Mateusz Bieniek: Irańczycy zdenerwowali nas swoim zachowaniem

Nicole Makarewicz

Spory z sędziami, czerwone kartki i słowne wymiany pod siatką - takie wydarzenia tworzyły tło drugiego spotkania między Polską a Iranem. Mateusz Bieniek opowiedział o napięciach podczas tego meczu.

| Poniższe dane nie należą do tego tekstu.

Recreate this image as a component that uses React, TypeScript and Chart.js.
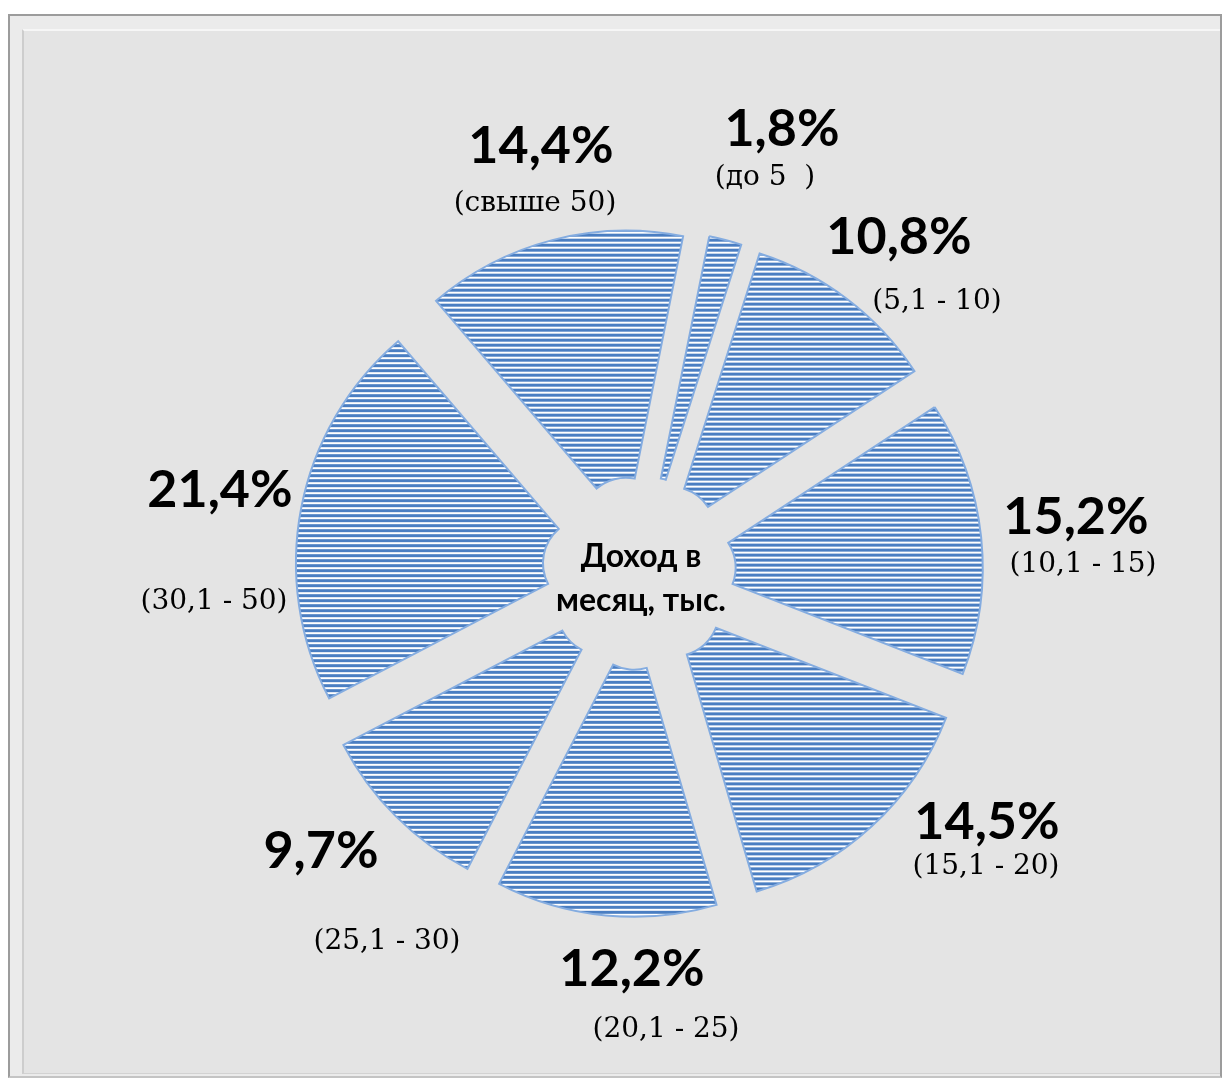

Polakom nie udało się uzbierać kompletu punktów w dwumeczu z Iranem. Według reprezentacyjnego środkowego wynika to z lepszej postawy Persów na zagrywce w drugim spotkaniu. - Myślę, że kluczowe znaczenie miała zagrywka. Irańczycy bardzo utrudniali nam zadanie w przyjęciu, przez co nie mogliśmy grać szybkiej, kombinacyjnej gry. Musieliśmy często grać na wysokiej piłce i to było główną przyczyną nierówności - powiedział tuż po ostatnim gwizdu Mateusz Bieniek.

Nasi reprezentanci byli gotowi na to, że druga rywalizacja będzie znacznie trudniejsza niż mecz, który otwierał siatkarski weekend w Częstochowie. - To było pewne, że wyjdą od początku naładowani i będą chcieli nam udowodnić, że nie przyjechali tutaj "zebrać lania". Naszym celem na ten dwumecz było zdobycie sześciu punktów, mamy pięć, więc 3/4 planu zrealizowaliśmy - stwierdził siatkarz Effectora Kielce.

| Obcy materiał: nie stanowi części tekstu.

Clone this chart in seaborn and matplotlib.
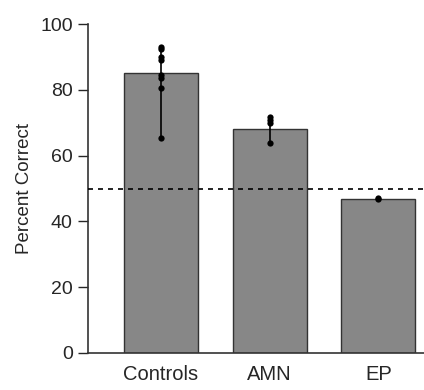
import matplotlib
matplotlib.use("Agg")
import matplotlib.pyplot as plt
import seaborn as sns
import pandas as pd

groups = ["Controls", "AMN", "EP"]
means = [85, 68, 46.8]
controls_pts = [93, 92.5, 90, 89, 84.5, 83.5, 80.5, 65.5]
amn_pts = [71.7, 71, 70, 64]
ep_pts = [47, 46.9]
chance = 50
yticks = [0, 20, 40, 60, 80, 100]

sns.set_style("white")
plt.rcParams['font.family'] = ['Liberation Sans', 'DejaVu Sans']

fig = plt.figure(figsize=(4.24, 3.90), dpi=100)
ax = fig.add_axes([0.2075, 0.095, 0.7925, 0.843])

df = pd.DataFrame({"group": groups, "mean": means})
sns.barplot(data=df, x="group", y="mean", color="#878787", saturation=1,
            width=0.68, edgecolor="#333333", linewidth=1.0, ax=ax, errorbar=None)

pts = pd.DataFrame({
    "group": ["Controls"] * len(controls_pts) + ["AMN"] * len(amn_pts) + ["EP"] * len(ep_pts),
    "val": controls_pts + amn_pts + ep_pts,
})
for i, g in enumerate(groups):
    v = pts.loc[pts.group == g, "val"]
    ax.vlines(i, v.min(), v.max(), color="black", lw=1.2, zorder=3)
sns.stripplot(data=pts, x="group", y="val", order=groups, jitter=False,
              color="black", size=4.5, ax=ax, zorder=4)

ax.axhline(chance, color="black", ls=(0, (3, 3)), lw=1.2, zorder=5)

ax.set_xlim(-0.67, 2.42)
ax.set_ylim(0, 100)
ax.set_yticks(yticks)
ax.tick_params(axis="y", direction="out", length=7, width=1, labelsize=14, pad=4, left=True)
ax.tick_params(axis="x", length=0, labelsize=14.5, pad=9)
ax.set_xlabel("")
ax.set_ylabel("Percent Correct", fontsize=13.5, labelpad=5)
sns.despine(ax=ax)
for s in ["left", "bottom"]:
    ax.spines[s].set_color("#333333")
    ax.spines[s].set_linewidth(1.2)
ax.spines["left"].set_bounds(0, 100)

fig.savefig("out.png", dpi=100)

Podczas trwania konfrontacji wielokrotnie dochodziło do wymiany zdań między irańskimi zawodnikami, a sędziami. Na dodatek, trener Azjatów często kwestionował decyzję arbitrów. Takie zachowanie przeciwników wpłynęło pozytywnie na postawę Biało-Czerwonych w decydującym secie, w którym pokonali rywali w stosunku 15:6. - Myślę, że zdenerwowali nas swoim zachowaniem na boisku. W tie-breaku wyszliśmy i pokazaliśmy, kto jest lepszym zespołem - ocenił Bieniek.

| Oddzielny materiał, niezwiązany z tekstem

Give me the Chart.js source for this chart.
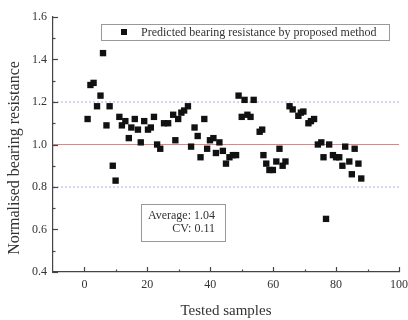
<!DOCTYPE html>
<html><head><meta charset="utf-8">
<script src="https://cdn.jsdelivr.net/npm/chart.js@4/dist/chart.umd.min.js"></script>
<style>html,body{margin:0;padding:0;background:#fff;}#wrap{width:408px;height:320px;}</style>
</head><body><div id="wrap"><canvas id="c" width="408" height="320"></canvas></div>
<script>
const sampleX = [1.0,1.9,2.9,4.0,5.1,5.9,7.0,8.0,9.0,9.9,11.1,11.9,13.0,14.1,14.9,16.0,17.0,17.9,19.0,20.2,21.1,22.1,23.1,24.1,25.3,26.6,28.2,28.9,29.8,30.8,31.7,32.9,33.9,35.0,36.0,36.9,38.1,39.0,39.9,41.0,41.8,42.9,44.0,45.0,46.1,47.2,48.2,49.0,50.0,50.9,51.8,52.8,53.8,55.7,56.5,56.9,57.8,58.8,59.9,61.0,62.0,63.0,63.9,65.2,66.2,68.0,68.8,69.6,71.2,72.0,73.0,74.2,75.3,76.0,76.8,77.8,79.0,80.0,81.0,82.0,82.9,84.2,85.0,85.9,87.1,88.0];
const normResistance = [1.12,1.28,1.29,1.18,1.23,1.43,1.09,1.18,0.90,0.83,1.13,1.09,1.11,1.03,1.08,1.12,1.07,1.01,1.11,1.07,1.08,1.13,1.00,0.98,1.10,1.10,1.14,1.02,1.12,1.15,1.16,1.18,0.99,1.08,1.04,0.94,1.12,0.98,1.02,1.03,0.96,1.01,0.97,0.91,0.94,0.95,0.95,1.23,1.13,1.21,1.14,1.13,1.21,1.06,1.07,0.95,0.91,0.88,0.88,0.92,0.98,0.90,0.92,1.18,1.165,1.135,1.15,1.155,1.10,1.11,1.12,1.00,1.01,0.94,0.65,1.00,0.95,0.94,0.94,0.90,0.99,0.92,0.86,0.98,0.91,0.84];
const xTickLabels = ['0','20','40','60','80','100'];
const yTickLabels = ['0.4','0.6','0.8','1.0','1.2','1.4','1.6'];
const refLines = [1.2, 1.0, 0.8];
const legendLabel = 'Predicted bearing resistance by proposed method';
const statLines = ['Average: 1.04', 'CV: 0.11'];
const xTitle = 'Tested samples';
const yTitle = 'Normalised bearing resistance';

const SERIF = "'Liberation Serif','Times New Roman',serif";
Chart.defaults.font.family = SERIF;
Chart.defaults.color = '#333';

const points = sampleX.map((x, i) => ({x, y: normResistance[i]}));
const refColors = ['rgb(170,175,230)', 'rgb(232,130,130)', 'rgb(170,175,230)'];
const refDash = [[2,2], [], [2,2]];
const refSets = refLines.map((v, i) => ({
  data: [{x: -10, y: v}, {x: 100, y: v}],
  showLine: true, pointRadius: 0, borderColor: refColors[i], borderWidth: 1,
  borderDash: refDash[i], order: 2
}));

const decor = {
  id: 'decor',
  afterDraw(chart) {
    const {ctx, chartArea: ca, scales: {x, y}} = chart;
    ctx.save();
    ctx.strokeStyle = '#444'; ctx.lineWidth = 1.2;
    x.ticks.forEach(t => {
      if (t.value < 0) return;
      const px = Math.round(x.getPixelForValue(t.value)) + 0.5;
      const major = xTickLabels.includes(String(t.value));
      const len = major ? 5 : 2.5;
      ctx.beginPath(); ctx.moveTo(px, ca.bottom); ctx.lineTo(px, ca.bottom - len); ctx.stroke();
    });
    y.ticks.forEach(t => {
      const py = Math.round(y.getPixelForValue(t.value)) + 0.5;
      const major = yTickLabels.includes(t.value.toFixed(1));
      const len = major ? 5 : 2.5;
      ctx.beginPath(); ctx.moveTo(ca.left, py); ctx.lineTo(ca.left + len, py); ctx.stroke();
    });
    // y title
    ctx.fillStyle = '#333';
    ctx.font = '16px ' + SERIF;
    ctx.textAlign = 'center'; ctx.textBaseline = 'middle';
    ctx.save(); ctx.translate(15, 158); ctx.rotate(-Math.PI / 2);
    ctx.fillText(yTitle, 0, 0); ctx.restore();
    // legend box
    ctx.strokeStyle = '#999'; ctx.lineWidth = 1;
    ctx.strokeRect(101.5, 24.5, 288, 16);
    ctx.fillStyle = '#111';
    ctx.fillRect(121, 29, 6, 6);
    ctx.fillStyle = '#333';
    ctx.font = '12px ' + SERIF;
    ctx.textAlign = 'left';
    ctx.fillText(legendLabel, 141, 32.5);
    // stats box
    ctx.strokeStyle = '#999';
    ctx.strokeRect(141.5, 204.5, 84, 37);
    ctx.textAlign = 'right';
    ctx.fillText(statLines[0], 215, 216);
    ctx.fillText(statLines[1], 215, 229);
    ctx.restore();
  }
};

new Chart(document.getElementById('c'), {
  type: 'scatter',
  data: {
    datasets: [{
      data: points, pointStyle: 'rect', pointRadius: 4.5, pointHoverRadius: 4.5,
      backgroundColor: '#111', borderWidth: 0, order: 1
    }, ...refSets]
  },
  options: {
    responsive: false, animation: false,
    layout: {padding: {top: 17, right: 9, left: 0, bottom: 0}},
    plugins: {legend: {display: false}, tooltip: {enabled: false}},
    scales: {
      x: {
        type: 'linear', min: -10, max: 100,
        grid: {drawOnChartArea: false, drawTicks: false},
        border: {display: true, color: '#444', width: 1.2},
        ticks: {stepSize: 10, autoSkip: false, maxRotation: 0, padding: 6,
          font: {size: 12}, color: '#333',
          callback: v => xTickLabels.includes(String(v)) ? String(v) : ''},
        title: {display: true, text: xTitle, font: {size: 15}, color: '#333', padding: {top: 0, bottom: 0}},
        afterFit: s => { s.height = 48; s.paddingLeft = 0; s.paddingRight = 0; }
      },
      y: {
        type: 'linear', min: 0.4, max: 1.6,
        grid: {drawOnChartArea: false, drawTicks: false},
        border: {display: true, color: '#444', width: 1.2},
        ticks: {stepSize: 0.1, autoSkip: false, padding: 6, font: {size: 12}, color: '#333',
          callback: v => { const s = Number(v).toFixed(1); return yTickLabels.includes(s) ? s : ''; }},
        afterFit: s => { s.width = 53; s.paddingTop = 0; s.paddingBottom = 0; }
      }
    }
  },
  plugins: [decor]
});
</script></body></html>
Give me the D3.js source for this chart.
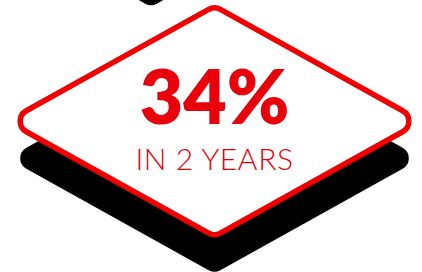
<!DOCTYPE html>
<html>
<head>
<meta charset="utf-8">
<script src="https://cdn.jsdelivr.net/npm/d3@7"></script>
<style>
  html, body { margin: 0; padding: 0; background: #fff; }
  svg { display: block; }
</style>
</head>
<body>
<script>
// values shown on the tile
const statValues = [34];
const statUnits = ['%'];
const statLabels = ['IN 2 YEARS'];

const width = 422, height = 272;
const red = '#f00000';
const textRed = '#e8000a';

const svg = d3.select('body').append('svg')
  .attr('width', width)
  .attr('height', height);

// unit diamond (-1..1) mapped to the tile box
const x = d3.scaleLinear().domain([-1, 1]).range([7.5, 421.5]);
const y = d3.scaleLinear().domain([-1, 1]).range([6.1, 236.4]);
const radius = 12;

const diamond = () => {
  const p = d3.path();
  const top = [x(0), y(-1)], right = [x(1), y(0)], bottom = [x(0), y(1)], left = [x(-1), y(0)];
  p.moveTo((left[0] + top[0]) / 2, (left[1] + top[1]) / 2);
  p.arcTo(top[0], top[1], right[0], right[1], radius);
  p.arcTo(right[0], right[1], bottom[0], bottom[1], radius);
  p.arcTo(bottom[0], bottom[1], left[0], left[1], radius);
  p.arcTo(left[0], left[1], top[0], top[1], radius);
  p.closePath();
  return p.toString();
};

const shadowDrop = 37;

// neighbouring tile's shadow peeking in at the top
svg.append('path')
  .attr('d', diamond())
  .attr('transform', `translate(-63.5,${6.9 - y(1)})`)
  .attr('fill', '#000');

// shadow
svg.append('path')
  .attr('d', diamond())
  .attr('transform', `translate(0,${shadowDrop})`)
  .attr('fill', '#000');

// tile
svg.append('path')
  .attr('d', diamond())
  .attr('fill', '#fff')
  .attr('stroke', red)
  .attr('stroke-width', 5.5)
  .attr('stroke-linejoin', 'round');

const cx = x(0);

svg.selectAll('text.value')
  .data(statValues)
  .join('text')
  .attr('class', 'value')
  .attr('x', cx)
  .attr('y', 124)
  .attr('text-anchor', 'middle')
  .attr('fill', textRed)
  .style('font-family', 'Lato, sans-serif')
  .style('font-weight', 800)
  .style('font-size', '75px')
  .text((d, i) => d + statUnits[i]);

svg.selectAll('text.label')
  .data(statLabels)
  .join('text')
  .attr('class', 'label')
  .attr('x', cx)
  .attr('y', 170)
  .attr('text-anchor', 'middle')
  .attr('fill', textRed)
  .style('font-family', 'Lato, sans-serif')
  .style('font-weight', 300)
  .style('font-size', '30px')
  .style('letter-spacing', '0.6px')
  .text(d => d);
</script>
</body>
</html>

Środkowy Effectora w sobotę zaliczył kolejne dobre spotkanie
W czwartym secie, przy stanie 10:12 emocje sięgnęły zenitu. Po udanej akcji Irańczyków Seyed Mohammad Mousavi Eraghi zaczął manifestacyjnie pokazywać swoją radość w kierunku przeciwników. Na tę sytuację od razu zareagował Michał Kubiak. Siatkarze wdali się w kłótnie, która zakończyła się przyznaniem czerwonej kartki obu zawodnikom. Środkowy wypowiedział się także na temat tego zajścia. - Irańczyk się spojrzał na nas, chciał pokazać, że jest jakimś mega graczem, no nie wyszło mu to - uznał.

21-letni gracz wywnioskował, że po prawdziwej demonstracji siły, jaką zaprezentowali Polacy w tie-breaku mistrzowie Azji zrozumieją, że nie należy denerwować przeciwników agresywnym zachowaniem. - Będą mieli nauczkę - zakończył.